§ Problem to work on
Pictures stay out of the copy. Repeat exactly the lines from the first entry below through the line that contains "const yLabelOffset = 20;", and nothing beyond.

§ Task input
START

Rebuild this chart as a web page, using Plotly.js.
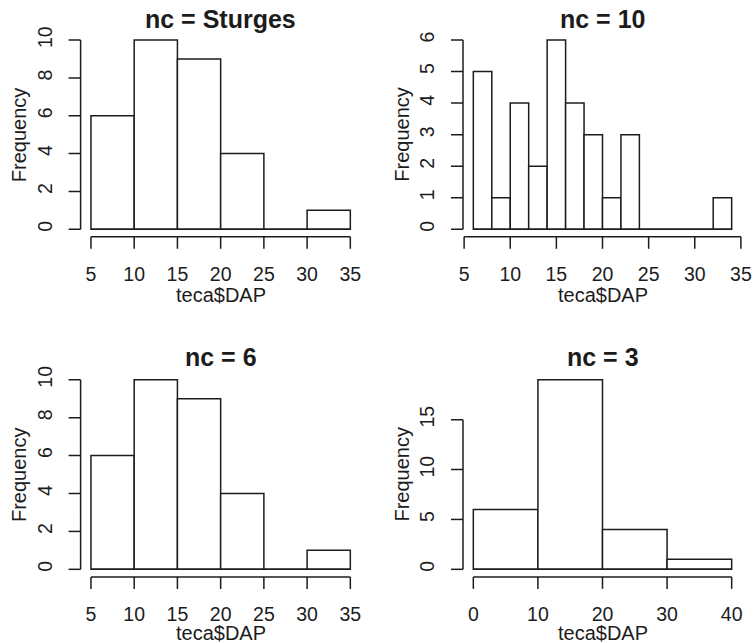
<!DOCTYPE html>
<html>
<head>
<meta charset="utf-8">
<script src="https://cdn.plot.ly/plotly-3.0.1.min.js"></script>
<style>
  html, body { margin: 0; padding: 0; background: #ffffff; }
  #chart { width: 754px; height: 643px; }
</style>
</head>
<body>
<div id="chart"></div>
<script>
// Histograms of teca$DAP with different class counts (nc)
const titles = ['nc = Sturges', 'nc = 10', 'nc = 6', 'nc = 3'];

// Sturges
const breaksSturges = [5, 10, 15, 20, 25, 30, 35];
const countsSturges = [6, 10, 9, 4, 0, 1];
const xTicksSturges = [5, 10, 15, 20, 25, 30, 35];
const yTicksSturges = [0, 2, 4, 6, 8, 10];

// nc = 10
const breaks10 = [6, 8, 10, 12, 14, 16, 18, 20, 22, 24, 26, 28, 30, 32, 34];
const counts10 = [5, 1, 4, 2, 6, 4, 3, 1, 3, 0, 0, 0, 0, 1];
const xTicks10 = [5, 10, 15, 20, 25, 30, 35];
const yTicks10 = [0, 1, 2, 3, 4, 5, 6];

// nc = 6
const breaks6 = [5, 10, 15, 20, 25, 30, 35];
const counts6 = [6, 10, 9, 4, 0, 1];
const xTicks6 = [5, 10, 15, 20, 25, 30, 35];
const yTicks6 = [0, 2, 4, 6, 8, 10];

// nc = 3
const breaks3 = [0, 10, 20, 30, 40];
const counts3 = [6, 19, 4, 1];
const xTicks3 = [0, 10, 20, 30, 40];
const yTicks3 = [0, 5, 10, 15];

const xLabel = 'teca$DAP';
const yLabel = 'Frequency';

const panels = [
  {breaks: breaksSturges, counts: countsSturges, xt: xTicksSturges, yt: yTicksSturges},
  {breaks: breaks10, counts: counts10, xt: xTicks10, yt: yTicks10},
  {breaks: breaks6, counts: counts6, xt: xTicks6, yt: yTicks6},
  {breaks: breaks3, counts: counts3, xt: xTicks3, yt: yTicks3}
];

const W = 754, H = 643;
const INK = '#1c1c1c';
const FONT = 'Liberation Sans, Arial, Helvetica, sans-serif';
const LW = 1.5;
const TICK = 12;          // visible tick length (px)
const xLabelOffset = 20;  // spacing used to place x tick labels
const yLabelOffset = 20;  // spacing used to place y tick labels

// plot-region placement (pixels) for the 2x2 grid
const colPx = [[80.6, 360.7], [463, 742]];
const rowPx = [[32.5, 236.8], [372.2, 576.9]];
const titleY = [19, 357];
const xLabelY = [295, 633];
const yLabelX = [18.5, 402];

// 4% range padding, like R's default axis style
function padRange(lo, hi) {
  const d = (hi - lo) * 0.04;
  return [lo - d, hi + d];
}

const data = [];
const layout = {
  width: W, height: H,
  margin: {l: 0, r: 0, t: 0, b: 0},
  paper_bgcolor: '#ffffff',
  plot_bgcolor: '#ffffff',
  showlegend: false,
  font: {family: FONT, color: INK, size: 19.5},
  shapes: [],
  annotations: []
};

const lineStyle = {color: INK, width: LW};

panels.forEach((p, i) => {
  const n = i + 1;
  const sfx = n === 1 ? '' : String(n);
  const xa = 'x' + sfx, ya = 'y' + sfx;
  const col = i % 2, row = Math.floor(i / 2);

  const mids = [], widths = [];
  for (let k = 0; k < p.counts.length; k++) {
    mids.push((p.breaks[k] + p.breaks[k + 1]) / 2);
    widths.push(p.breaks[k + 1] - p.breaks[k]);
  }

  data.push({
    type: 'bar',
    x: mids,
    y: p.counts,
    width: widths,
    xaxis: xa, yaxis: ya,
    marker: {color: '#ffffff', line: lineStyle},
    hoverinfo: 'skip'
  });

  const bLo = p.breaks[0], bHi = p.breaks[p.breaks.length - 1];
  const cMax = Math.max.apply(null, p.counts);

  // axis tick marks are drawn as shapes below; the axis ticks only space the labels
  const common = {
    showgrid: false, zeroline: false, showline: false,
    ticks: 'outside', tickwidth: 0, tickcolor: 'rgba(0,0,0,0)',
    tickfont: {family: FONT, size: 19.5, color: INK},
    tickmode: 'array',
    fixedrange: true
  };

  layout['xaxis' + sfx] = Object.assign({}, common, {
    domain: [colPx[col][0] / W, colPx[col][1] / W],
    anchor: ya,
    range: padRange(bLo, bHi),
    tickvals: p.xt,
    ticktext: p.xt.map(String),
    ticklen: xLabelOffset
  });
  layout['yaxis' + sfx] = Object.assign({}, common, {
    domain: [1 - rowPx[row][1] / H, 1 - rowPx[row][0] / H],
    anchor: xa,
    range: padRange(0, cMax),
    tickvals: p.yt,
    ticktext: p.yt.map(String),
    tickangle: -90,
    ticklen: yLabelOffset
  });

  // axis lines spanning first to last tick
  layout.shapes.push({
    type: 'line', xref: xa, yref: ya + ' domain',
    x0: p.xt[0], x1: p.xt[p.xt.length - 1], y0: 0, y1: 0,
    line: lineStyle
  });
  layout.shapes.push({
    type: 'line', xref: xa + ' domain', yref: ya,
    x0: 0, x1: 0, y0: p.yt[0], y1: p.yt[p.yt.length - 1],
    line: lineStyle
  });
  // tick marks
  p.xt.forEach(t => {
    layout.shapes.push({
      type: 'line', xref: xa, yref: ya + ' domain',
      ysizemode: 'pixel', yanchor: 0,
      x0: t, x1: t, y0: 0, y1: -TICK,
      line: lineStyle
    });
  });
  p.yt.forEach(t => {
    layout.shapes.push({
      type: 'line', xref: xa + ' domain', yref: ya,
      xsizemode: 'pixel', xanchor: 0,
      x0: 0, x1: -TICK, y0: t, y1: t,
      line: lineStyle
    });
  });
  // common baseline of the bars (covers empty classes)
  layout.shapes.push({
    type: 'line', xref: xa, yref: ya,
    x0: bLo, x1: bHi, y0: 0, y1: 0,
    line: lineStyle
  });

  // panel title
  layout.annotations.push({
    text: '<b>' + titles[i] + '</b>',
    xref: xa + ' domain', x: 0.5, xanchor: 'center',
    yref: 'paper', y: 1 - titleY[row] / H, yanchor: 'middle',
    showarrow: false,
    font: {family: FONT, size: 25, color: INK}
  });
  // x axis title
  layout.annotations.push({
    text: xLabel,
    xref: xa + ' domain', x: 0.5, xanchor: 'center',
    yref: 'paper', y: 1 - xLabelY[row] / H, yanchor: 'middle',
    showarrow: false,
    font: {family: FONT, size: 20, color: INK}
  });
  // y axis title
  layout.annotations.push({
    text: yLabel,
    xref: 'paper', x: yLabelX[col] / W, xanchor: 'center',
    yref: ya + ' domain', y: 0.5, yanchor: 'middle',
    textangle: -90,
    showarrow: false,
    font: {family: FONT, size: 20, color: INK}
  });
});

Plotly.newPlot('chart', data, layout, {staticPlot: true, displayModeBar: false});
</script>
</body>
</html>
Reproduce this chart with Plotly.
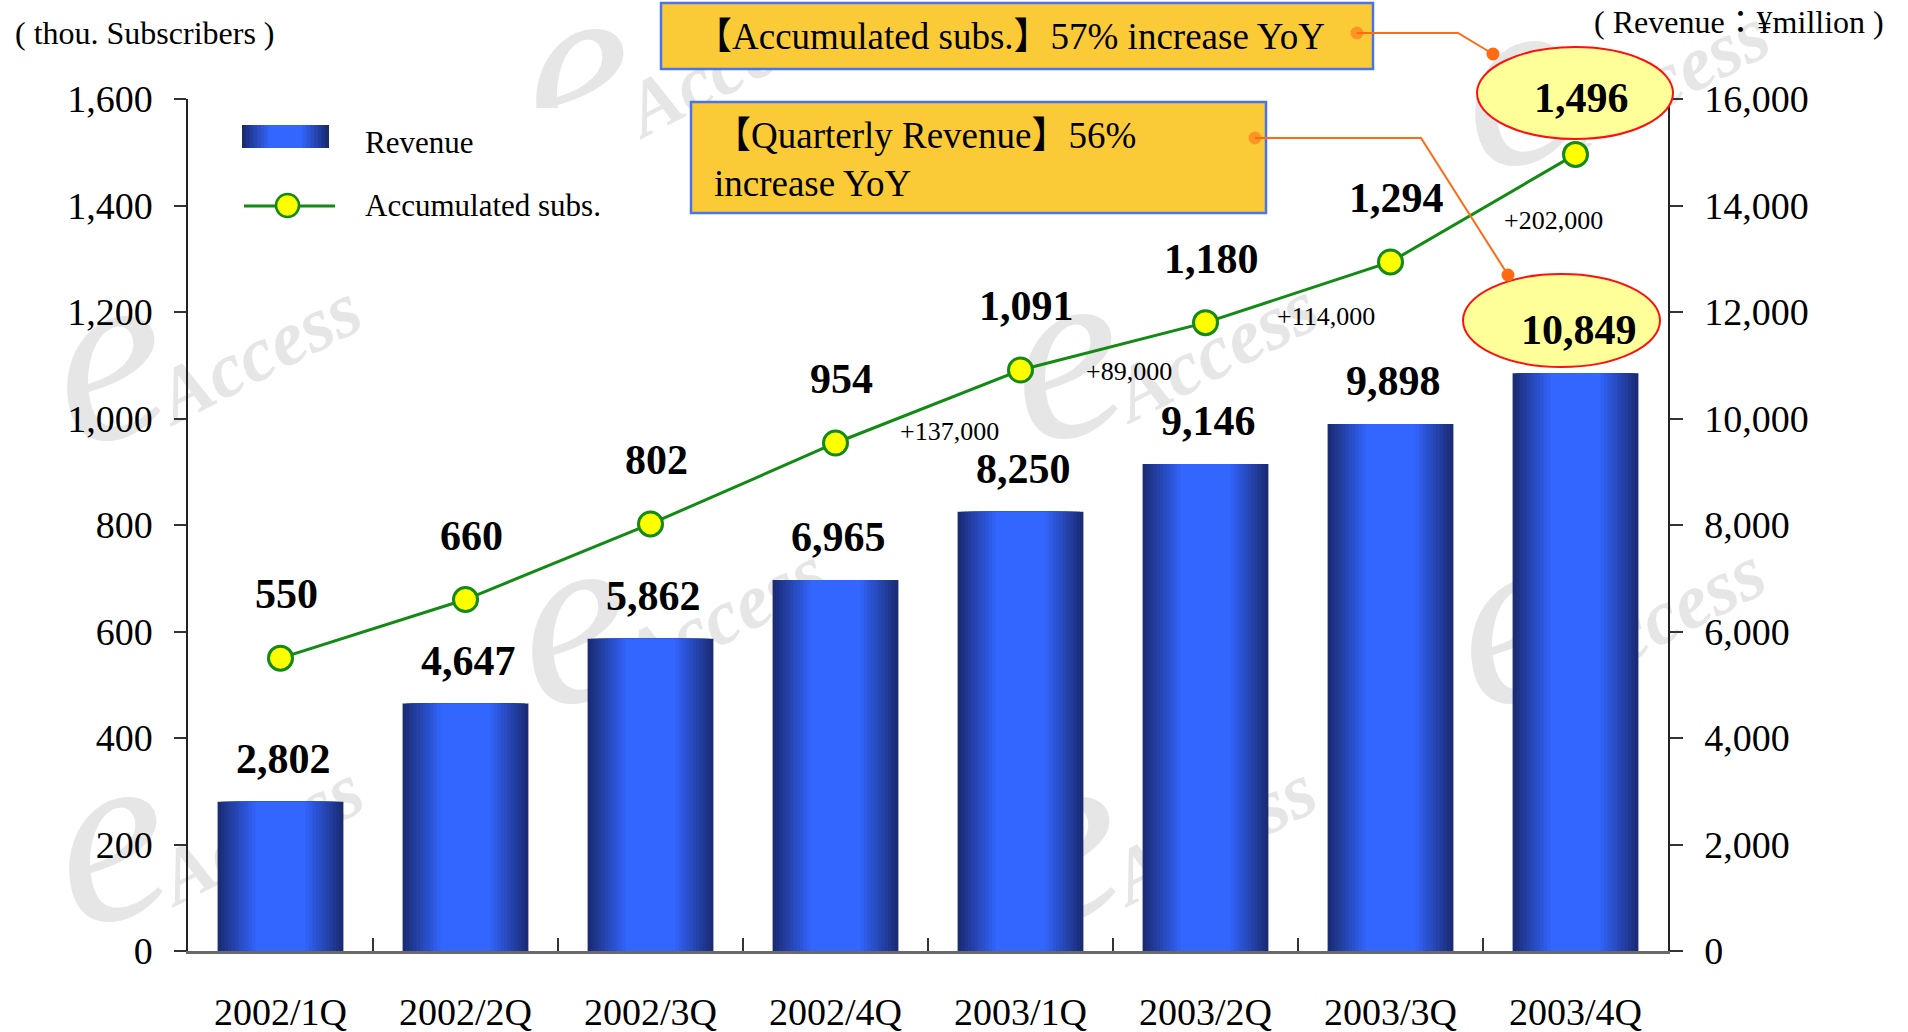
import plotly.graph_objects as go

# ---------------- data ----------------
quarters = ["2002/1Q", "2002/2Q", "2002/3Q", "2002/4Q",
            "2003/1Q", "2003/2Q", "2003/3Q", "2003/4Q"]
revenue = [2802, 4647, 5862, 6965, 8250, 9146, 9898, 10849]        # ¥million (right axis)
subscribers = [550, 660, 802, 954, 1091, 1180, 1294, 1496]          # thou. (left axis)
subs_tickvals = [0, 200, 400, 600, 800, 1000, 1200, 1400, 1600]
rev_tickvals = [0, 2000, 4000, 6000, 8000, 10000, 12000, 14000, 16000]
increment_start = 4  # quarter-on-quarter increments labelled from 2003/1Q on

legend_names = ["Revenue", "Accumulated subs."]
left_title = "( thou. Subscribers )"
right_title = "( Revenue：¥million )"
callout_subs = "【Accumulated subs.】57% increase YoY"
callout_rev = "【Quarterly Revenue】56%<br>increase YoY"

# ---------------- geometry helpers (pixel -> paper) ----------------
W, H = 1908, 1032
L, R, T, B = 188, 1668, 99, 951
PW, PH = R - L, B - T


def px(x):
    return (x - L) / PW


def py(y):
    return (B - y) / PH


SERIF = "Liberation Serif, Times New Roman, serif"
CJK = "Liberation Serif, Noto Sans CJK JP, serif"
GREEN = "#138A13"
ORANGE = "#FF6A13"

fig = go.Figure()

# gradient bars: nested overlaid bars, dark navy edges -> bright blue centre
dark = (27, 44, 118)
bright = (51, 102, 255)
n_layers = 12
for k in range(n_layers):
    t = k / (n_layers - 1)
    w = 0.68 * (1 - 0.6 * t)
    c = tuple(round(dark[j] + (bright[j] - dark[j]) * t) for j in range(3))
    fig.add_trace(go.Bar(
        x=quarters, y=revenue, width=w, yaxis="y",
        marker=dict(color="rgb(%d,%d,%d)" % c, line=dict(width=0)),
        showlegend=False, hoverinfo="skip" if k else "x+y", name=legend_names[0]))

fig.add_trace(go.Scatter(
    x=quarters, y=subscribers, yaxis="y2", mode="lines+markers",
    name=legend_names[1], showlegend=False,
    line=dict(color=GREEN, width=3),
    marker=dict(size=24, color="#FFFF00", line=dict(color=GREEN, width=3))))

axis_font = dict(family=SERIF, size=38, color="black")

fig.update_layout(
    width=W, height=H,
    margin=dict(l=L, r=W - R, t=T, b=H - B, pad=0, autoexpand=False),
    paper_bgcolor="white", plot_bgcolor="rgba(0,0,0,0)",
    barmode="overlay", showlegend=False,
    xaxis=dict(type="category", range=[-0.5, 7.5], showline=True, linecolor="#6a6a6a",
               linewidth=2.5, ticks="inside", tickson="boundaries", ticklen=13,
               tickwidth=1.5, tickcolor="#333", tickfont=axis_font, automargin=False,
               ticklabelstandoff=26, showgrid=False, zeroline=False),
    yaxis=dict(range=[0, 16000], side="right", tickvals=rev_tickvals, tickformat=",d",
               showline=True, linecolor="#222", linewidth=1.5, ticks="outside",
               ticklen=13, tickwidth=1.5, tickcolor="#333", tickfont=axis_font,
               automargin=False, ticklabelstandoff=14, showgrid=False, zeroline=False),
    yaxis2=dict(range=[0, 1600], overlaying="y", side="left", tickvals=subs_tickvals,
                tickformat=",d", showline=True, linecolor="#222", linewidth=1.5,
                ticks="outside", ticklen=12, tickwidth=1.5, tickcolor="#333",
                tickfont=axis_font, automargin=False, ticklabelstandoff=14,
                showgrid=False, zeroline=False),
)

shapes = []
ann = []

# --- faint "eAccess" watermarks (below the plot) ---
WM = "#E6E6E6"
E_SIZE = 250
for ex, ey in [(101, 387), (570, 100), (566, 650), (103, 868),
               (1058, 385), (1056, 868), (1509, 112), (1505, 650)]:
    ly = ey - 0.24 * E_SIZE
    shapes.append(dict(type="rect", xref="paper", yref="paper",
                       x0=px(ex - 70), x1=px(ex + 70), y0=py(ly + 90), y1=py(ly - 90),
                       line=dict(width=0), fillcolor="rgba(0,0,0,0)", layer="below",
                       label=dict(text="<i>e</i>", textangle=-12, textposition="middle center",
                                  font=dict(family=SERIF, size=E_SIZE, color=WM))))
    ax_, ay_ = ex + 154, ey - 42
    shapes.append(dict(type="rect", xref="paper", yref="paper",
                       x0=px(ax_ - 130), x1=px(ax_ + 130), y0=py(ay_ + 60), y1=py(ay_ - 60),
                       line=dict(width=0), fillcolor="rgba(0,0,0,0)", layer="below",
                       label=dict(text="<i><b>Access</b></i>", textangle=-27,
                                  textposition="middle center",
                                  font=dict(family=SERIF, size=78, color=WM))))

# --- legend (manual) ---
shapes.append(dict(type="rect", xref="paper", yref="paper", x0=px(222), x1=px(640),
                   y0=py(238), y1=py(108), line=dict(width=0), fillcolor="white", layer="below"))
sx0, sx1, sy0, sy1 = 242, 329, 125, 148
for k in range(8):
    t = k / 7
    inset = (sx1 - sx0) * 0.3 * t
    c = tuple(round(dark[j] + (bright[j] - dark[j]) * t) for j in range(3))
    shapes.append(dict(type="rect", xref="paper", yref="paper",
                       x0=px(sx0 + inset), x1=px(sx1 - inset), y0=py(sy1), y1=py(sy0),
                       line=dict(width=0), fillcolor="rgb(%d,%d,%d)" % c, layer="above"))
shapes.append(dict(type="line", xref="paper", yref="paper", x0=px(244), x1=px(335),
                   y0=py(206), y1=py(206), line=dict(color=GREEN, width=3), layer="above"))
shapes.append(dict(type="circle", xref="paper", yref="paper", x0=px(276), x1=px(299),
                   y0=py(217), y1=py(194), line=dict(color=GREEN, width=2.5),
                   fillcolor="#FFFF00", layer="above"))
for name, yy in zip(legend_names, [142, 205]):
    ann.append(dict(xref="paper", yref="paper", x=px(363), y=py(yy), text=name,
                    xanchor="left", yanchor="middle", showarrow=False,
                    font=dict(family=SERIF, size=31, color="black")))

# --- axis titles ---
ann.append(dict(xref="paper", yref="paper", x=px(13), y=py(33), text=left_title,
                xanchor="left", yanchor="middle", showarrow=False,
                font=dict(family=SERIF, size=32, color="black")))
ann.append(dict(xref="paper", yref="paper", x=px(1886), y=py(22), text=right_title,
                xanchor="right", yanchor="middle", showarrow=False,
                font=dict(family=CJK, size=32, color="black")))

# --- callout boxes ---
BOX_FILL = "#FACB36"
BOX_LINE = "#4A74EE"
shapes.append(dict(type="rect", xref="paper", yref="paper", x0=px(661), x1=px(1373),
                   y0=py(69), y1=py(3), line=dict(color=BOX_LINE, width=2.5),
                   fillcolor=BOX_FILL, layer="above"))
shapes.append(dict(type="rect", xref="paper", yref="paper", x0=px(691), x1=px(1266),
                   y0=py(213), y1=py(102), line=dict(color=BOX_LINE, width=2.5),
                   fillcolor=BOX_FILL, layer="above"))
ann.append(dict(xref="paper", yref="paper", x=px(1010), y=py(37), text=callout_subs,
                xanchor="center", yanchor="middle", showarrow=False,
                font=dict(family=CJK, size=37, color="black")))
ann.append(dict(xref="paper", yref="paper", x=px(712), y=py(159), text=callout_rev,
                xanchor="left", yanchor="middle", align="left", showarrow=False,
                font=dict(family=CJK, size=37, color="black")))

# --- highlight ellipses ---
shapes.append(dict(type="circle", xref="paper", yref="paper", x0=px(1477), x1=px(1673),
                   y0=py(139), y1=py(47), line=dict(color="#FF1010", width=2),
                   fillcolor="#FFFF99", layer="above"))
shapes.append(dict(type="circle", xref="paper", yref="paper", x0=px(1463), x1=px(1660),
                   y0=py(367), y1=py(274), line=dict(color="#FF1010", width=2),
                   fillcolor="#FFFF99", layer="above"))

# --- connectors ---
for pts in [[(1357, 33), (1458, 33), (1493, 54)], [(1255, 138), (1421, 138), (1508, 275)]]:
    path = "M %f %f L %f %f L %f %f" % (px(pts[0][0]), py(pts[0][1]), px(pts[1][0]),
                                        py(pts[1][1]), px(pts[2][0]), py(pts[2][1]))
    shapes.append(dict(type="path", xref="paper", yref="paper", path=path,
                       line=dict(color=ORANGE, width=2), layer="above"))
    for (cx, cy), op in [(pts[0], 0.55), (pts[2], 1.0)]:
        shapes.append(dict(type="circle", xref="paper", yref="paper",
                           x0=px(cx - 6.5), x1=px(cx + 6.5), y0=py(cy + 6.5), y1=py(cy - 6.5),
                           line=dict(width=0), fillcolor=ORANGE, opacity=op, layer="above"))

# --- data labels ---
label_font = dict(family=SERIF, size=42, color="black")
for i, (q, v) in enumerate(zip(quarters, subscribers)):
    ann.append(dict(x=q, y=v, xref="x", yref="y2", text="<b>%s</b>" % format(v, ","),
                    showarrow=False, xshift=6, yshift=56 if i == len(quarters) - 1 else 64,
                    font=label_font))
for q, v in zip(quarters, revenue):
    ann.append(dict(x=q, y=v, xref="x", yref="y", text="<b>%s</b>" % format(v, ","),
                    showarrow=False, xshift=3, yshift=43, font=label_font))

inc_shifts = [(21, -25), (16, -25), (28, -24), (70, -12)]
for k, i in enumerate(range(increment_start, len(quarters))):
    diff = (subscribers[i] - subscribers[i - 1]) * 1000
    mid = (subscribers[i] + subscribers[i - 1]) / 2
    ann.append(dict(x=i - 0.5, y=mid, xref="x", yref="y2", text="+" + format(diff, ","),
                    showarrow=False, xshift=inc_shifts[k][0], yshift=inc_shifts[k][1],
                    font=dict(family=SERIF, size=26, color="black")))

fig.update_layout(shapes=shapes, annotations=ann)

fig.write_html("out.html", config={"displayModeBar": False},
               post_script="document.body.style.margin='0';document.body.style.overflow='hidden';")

END

§ Full solution
Rebuild this chart as a web page, using Plotly.js.
<!DOCTYPE html>
<html>
<head>
<meta charset="utf-8">
<script src="https://cdn.plot.ly/plotly-3.0.1.min.js"></script>
<style>
  html, body { margin: 0; padding: 0; background: #ffffff; }
  #chart { width: 754px; height: 643px; }
</style>
</head>
<body>
<div id="chart"></div>
<script>
// Histograms of teca$DAP with different class counts (nc)
const titles = ['nc = Sturges', 'nc = 10', 'nc = 6', 'nc = 3'];

// Sturges
const breaksSturges = [5, 10, 15, 20, 25, 30, 35];
const countsSturges = [6, 10, 9, 4, 0, 1];
const xTicksSturges = [5, 10, 15, 20, 25, 30, 35];
const yTicksSturges = [0, 2, 4, 6, 8, 10];

// nc = 10
const breaks10 = [6, 8, 10, 12, 14, 16, 18, 20, 22, 24, 26, 28, 30, 32, 34];
const counts10 = [5, 1, 4, 2, 6, 4, 3, 1, 3, 0, 0, 0, 0, 1];
const xTicks10 = [5, 10, 15, 20, 25, 30, 35];
const yTicks10 = [0, 1, 2, 3, 4, 5, 6];

// nc = 6
const breaks6 = [5, 10, 15, 20, 25, 30, 35];
const counts6 = [6, 10, 9, 4, 0, 1];
const xTicks6 = [5, 10, 15, 20, 25, 30, 35];
const yTicks6 = [0, 2, 4, 6, 8, 10];

// nc = 3
const breaks3 = [0, 10, 20, 30, 40];
const counts3 = [6, 19, 4, 1];
const xTicks3 = [0, 10, 20, 30, 40];
const yTicks3 = [0, 5, 10, 15];

const xLabel = 'teca$DAP';
const yLabel = 'Frequency';

const panels = [
  {breaks: breaksSturges, counts: countsSturges, xt: xTicksSturges, yt: yTicksSturges},
  {breaks: breaks10, counts: counts10, xt: xTicks10, yt: yTicks10},
  {breaks: breaks6, counts: counts6, xt: xTicks6, yt: yTicks6},
  {breaks: breaks3, counts: counts3, xt: xTicks3, yt: yTicks3}
];

const W = 754, H = 643;
const INK = '#1c1c1c';
const FONT = 'Liberation Sans, Arial, Helvetica, sans-serif';
const LW = 1.5;
const TICK = 12;          // visible tick length (px)
const xLabelOffset = 20;  // spacing used to place x tick labels
const yLabelOffset = 20;  // spacing used to place y tick labels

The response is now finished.